The Disappearance of Childhood


Children are the living messages we send
to a time we will not see.

Since reading Amusing Ourselves to Death, I’m a sucker for anything Neil Postman writes.  His books are provocative, engaging and challenging.  While Postman chronicles many technological advances and their effects on children, he focuses on television, especially contrasted with reading as a source of information. 

We may conclude, then, that television erodes the
dividing line between childhood and adulthood in
three ways: first, because it requires no instruction
to grasp its form; second, because it does not make
complex demands on either mind or behavior; and
third, because it does not segregate its audience.
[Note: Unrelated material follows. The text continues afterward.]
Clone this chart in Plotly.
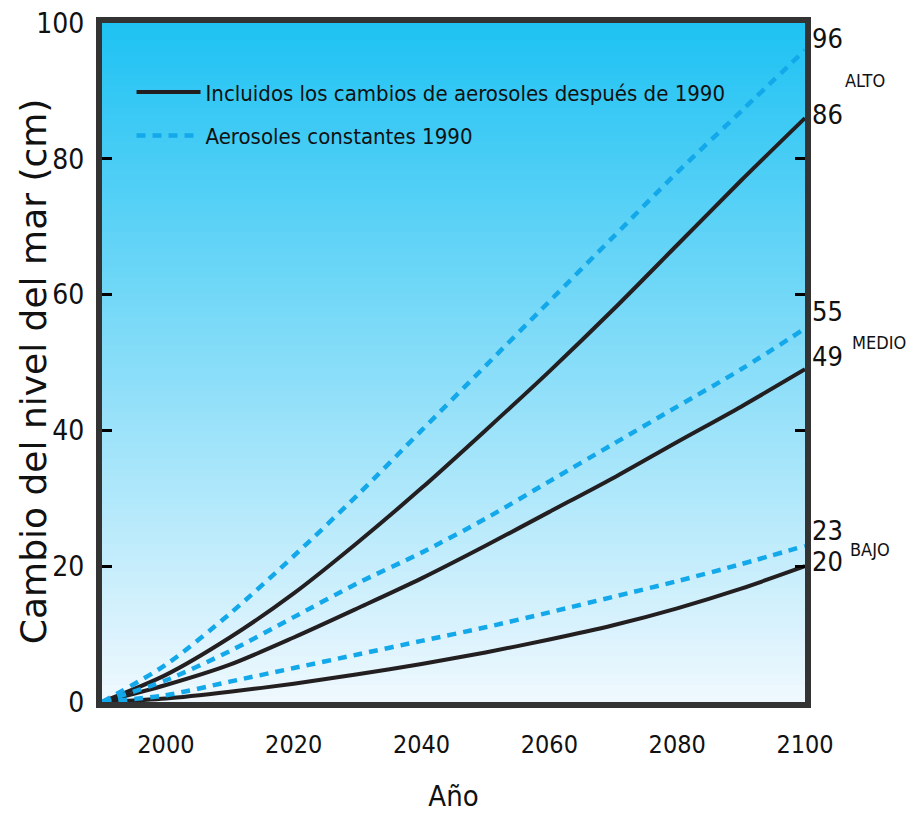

What Postman prophesied in 1982 has come to pass; the fundamental tenets apply to a culture of texting, tweeting and Facebook updates.   He says we have adultified children (in dress, entertainment, food, clothing and language) and childified adults (in same areas).

Postman paints a bleak picture.  What he suggests is to limit media’s access to children (not the other way around, hmmm) both by limiting exposure and content and by always critiquing what you watch/hear with your children.

But America has not yet begun to think.
The shock of twentienth-century technology
numbed our brains and we are just beginning
to notice the spiritual and social debris that our
technology has strewn about us.

From this book, I gleaned one of my all-time favorite quotes:

Watching television not only requires no skills,
but develops no skills.
As Damerall points out,
“No child or adult becomes better at
watching television by doing more of it.
What skills are required are so elemental
that we have yet to hear
of a television viewing disability.”

Since I read this book, I’ve noticed other people noticing the loss of childhood: this New York Times op-ed piece, this tabloid cover I saw at the grocery store.

While it is easy to cluck-cluck at this sort of thing, what is required is major resistance to our culture.

Resistance entails conceiving of parenting as an act of rebellion
against American culture…To insist that one’s children learn the
discipline of delayed gratification, or modesty in their sexuality,
or self-restraint in manners, language and style is to place
oneself in opposition to almost every social trend.

The Disappearance of Childhood.  Highly recommended.


8 thoughts on “The Disappearance of Childhood

  1. I would add that organized sports for younger and younger children is an inhibiter of creative play… This gratifies the parents desire of having the next great whatever… kids in our Island City neighborhood didn’t play spontaeneous games of “work up”… they didn’t know they could play ball without a coach there…  

  2. Hi Carol, This has been on my TBR list for ages.  Thanks for sharing your review.  I loved the last quote.  Sometimes I feel exhausted from always swimming upstream from the culture!